GIVEN PROBLEM | Note each line that includes the word "with". Copy those lines.

Saved entries |
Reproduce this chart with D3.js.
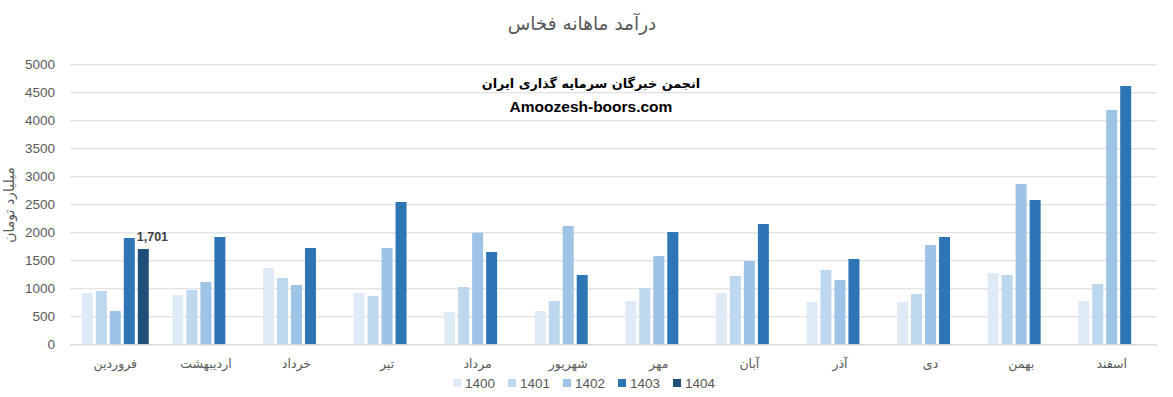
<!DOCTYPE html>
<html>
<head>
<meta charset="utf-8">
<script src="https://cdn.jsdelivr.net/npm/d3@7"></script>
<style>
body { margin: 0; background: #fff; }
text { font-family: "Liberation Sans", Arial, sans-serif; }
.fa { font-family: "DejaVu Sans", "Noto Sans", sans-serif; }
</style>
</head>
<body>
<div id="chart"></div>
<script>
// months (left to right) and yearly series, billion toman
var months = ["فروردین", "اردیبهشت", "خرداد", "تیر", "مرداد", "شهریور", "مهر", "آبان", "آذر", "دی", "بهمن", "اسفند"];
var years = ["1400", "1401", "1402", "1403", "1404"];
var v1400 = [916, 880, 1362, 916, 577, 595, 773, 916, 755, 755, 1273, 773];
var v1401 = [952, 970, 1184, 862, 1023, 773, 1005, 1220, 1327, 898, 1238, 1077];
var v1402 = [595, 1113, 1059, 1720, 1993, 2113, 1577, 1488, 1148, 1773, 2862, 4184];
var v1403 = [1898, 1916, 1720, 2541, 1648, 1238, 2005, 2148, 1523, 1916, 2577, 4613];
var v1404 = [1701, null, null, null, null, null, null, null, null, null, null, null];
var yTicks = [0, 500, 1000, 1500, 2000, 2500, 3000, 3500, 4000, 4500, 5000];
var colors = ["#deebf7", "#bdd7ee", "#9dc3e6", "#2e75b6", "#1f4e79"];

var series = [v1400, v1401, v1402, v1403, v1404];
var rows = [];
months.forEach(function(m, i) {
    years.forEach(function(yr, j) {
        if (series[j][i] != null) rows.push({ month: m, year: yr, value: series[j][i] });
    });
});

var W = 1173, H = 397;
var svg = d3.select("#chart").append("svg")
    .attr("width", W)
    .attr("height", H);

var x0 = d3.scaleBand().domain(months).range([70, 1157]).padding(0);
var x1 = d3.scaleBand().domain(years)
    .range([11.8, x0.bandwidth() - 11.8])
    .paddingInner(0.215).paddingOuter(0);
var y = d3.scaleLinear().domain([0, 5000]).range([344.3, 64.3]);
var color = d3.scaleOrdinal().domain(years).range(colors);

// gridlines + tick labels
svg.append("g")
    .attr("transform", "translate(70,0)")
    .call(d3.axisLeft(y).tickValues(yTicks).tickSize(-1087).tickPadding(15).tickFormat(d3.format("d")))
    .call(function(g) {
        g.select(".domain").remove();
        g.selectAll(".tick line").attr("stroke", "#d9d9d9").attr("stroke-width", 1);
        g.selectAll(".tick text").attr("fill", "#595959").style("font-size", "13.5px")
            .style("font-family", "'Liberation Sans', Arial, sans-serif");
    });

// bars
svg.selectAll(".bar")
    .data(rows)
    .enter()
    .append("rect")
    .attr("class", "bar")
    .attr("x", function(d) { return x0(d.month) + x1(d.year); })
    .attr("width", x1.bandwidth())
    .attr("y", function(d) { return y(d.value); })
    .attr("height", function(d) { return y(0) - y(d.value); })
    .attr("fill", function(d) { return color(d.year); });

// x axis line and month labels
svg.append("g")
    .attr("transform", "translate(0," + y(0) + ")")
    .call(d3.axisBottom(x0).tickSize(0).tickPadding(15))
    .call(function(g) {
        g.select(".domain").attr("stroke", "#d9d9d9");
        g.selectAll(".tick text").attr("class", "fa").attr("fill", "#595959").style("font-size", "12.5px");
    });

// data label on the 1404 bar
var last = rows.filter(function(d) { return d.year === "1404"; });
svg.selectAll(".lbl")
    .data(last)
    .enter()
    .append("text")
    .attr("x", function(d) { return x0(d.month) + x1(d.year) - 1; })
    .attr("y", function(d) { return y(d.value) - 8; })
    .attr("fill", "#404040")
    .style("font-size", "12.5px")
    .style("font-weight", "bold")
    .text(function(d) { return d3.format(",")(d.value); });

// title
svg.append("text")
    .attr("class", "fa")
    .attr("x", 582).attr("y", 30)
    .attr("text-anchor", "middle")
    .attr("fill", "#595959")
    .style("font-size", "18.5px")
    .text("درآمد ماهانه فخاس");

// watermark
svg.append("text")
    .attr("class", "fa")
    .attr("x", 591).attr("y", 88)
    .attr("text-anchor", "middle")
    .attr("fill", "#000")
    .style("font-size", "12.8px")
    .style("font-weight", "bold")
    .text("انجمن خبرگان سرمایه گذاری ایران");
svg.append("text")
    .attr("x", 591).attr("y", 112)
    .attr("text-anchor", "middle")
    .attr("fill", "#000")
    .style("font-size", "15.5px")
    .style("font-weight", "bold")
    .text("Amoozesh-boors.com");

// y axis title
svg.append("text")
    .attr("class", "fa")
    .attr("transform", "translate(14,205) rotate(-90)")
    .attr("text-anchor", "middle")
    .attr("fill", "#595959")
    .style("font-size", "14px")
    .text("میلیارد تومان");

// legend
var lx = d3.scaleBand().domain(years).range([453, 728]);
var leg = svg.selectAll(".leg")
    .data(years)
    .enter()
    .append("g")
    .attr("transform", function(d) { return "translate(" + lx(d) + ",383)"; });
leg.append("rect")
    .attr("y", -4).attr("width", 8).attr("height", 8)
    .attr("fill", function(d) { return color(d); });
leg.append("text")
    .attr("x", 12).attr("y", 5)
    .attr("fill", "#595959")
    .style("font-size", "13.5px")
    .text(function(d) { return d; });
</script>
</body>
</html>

--

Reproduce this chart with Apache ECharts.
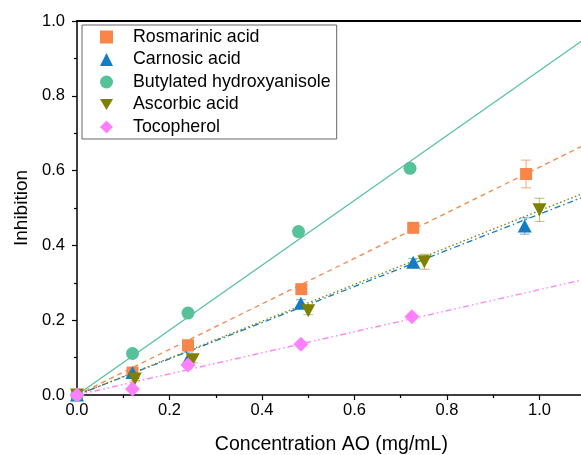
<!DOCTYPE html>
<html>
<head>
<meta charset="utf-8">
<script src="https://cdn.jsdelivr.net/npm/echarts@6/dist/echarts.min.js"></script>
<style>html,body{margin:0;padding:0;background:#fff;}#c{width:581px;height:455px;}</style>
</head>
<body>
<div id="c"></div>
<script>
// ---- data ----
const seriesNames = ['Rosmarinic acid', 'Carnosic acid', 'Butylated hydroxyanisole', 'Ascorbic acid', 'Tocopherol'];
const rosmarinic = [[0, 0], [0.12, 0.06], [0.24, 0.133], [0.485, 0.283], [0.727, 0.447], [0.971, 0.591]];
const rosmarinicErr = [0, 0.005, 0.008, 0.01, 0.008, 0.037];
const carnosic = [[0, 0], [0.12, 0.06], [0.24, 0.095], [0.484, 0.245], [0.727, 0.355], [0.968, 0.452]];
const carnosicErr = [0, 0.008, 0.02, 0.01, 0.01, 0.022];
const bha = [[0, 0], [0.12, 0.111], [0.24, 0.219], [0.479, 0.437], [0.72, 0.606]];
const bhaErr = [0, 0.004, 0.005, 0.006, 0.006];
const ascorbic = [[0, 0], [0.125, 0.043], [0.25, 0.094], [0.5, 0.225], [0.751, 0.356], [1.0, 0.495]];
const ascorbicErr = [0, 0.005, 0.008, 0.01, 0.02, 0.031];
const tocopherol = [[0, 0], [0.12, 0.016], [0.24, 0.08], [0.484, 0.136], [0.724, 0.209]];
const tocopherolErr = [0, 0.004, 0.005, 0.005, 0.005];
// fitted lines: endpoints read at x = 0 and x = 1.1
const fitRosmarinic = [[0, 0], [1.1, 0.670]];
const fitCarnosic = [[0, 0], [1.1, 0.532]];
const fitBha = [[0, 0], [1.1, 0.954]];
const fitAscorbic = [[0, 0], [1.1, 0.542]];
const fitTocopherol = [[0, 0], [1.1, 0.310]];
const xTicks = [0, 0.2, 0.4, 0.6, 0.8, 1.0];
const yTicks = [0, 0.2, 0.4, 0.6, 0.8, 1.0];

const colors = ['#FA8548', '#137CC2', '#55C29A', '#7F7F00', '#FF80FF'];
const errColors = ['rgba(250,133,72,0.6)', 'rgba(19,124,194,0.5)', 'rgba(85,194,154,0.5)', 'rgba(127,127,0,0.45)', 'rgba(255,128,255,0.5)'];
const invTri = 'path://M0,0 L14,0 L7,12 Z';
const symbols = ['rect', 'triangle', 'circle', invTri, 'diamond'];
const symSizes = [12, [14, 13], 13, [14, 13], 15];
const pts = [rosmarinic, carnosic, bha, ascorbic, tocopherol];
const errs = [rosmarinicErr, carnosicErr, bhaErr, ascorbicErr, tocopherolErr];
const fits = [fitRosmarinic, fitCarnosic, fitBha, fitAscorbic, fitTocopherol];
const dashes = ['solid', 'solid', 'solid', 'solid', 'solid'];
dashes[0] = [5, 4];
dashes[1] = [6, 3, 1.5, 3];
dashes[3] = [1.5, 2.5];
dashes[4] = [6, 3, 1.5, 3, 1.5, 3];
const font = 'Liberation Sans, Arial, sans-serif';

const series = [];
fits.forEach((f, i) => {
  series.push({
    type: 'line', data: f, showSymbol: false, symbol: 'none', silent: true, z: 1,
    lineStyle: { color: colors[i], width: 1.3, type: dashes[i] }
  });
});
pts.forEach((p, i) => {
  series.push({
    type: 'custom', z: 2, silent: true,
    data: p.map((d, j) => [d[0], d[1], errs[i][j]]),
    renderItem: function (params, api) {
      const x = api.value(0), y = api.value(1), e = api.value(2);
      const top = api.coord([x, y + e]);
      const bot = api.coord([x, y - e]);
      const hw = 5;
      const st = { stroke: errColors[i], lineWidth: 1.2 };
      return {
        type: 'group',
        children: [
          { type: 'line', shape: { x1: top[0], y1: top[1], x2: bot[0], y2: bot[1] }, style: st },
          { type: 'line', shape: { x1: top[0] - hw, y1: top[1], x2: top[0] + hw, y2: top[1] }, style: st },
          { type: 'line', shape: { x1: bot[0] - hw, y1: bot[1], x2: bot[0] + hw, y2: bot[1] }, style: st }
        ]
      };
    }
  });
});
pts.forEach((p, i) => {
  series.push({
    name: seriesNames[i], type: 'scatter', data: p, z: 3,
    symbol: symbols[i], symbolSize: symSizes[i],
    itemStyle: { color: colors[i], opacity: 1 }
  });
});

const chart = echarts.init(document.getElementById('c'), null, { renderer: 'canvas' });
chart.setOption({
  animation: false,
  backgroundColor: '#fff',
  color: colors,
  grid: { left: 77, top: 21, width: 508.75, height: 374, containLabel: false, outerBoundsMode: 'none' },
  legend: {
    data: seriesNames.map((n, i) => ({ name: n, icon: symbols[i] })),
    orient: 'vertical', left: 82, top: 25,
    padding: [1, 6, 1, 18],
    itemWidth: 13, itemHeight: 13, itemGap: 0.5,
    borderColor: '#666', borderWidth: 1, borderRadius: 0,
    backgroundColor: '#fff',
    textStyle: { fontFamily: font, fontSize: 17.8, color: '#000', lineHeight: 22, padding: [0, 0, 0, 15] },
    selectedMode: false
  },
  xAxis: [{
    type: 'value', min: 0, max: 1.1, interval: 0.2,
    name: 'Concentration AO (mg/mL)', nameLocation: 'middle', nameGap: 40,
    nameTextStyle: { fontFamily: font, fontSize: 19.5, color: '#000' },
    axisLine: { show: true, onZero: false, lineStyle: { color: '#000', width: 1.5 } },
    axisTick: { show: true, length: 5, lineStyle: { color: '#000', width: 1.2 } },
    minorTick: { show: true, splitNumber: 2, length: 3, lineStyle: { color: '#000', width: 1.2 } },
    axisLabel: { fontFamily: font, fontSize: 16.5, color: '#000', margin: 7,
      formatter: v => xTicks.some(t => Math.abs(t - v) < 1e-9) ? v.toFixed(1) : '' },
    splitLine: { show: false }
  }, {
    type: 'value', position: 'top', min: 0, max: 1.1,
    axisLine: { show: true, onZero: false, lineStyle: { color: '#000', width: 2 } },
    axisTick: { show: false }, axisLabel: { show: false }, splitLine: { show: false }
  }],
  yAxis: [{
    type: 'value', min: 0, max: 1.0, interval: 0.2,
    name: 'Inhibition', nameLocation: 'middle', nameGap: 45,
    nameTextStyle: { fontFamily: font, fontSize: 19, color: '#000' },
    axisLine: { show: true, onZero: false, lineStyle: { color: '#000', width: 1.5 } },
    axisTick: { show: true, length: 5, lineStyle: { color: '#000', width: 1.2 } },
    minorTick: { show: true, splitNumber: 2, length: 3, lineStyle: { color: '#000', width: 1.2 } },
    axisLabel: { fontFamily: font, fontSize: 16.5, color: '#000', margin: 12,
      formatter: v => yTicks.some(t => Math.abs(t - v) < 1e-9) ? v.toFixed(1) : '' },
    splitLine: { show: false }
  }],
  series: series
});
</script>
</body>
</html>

---

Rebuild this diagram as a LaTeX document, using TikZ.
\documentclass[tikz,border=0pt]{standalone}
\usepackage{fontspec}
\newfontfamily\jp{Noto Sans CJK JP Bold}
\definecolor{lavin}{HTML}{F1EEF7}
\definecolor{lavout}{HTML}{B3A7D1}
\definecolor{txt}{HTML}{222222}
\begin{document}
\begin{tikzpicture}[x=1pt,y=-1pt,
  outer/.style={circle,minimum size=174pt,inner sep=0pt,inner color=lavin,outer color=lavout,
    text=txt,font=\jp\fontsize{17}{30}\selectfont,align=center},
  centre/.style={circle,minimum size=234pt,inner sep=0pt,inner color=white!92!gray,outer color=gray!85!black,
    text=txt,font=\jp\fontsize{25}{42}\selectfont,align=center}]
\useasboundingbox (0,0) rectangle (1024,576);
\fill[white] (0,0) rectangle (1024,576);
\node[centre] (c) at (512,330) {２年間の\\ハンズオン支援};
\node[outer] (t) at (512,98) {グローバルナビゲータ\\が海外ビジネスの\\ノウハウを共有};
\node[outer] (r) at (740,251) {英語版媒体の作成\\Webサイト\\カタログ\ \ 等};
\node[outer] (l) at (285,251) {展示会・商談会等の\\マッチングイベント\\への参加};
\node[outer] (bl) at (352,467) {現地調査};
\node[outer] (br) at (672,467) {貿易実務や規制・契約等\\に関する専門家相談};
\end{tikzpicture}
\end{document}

SOLUTION FOR THIS PROBLEM |
Reproduce this chart with D3.js.
Reproduce this chart with Apache ECharts.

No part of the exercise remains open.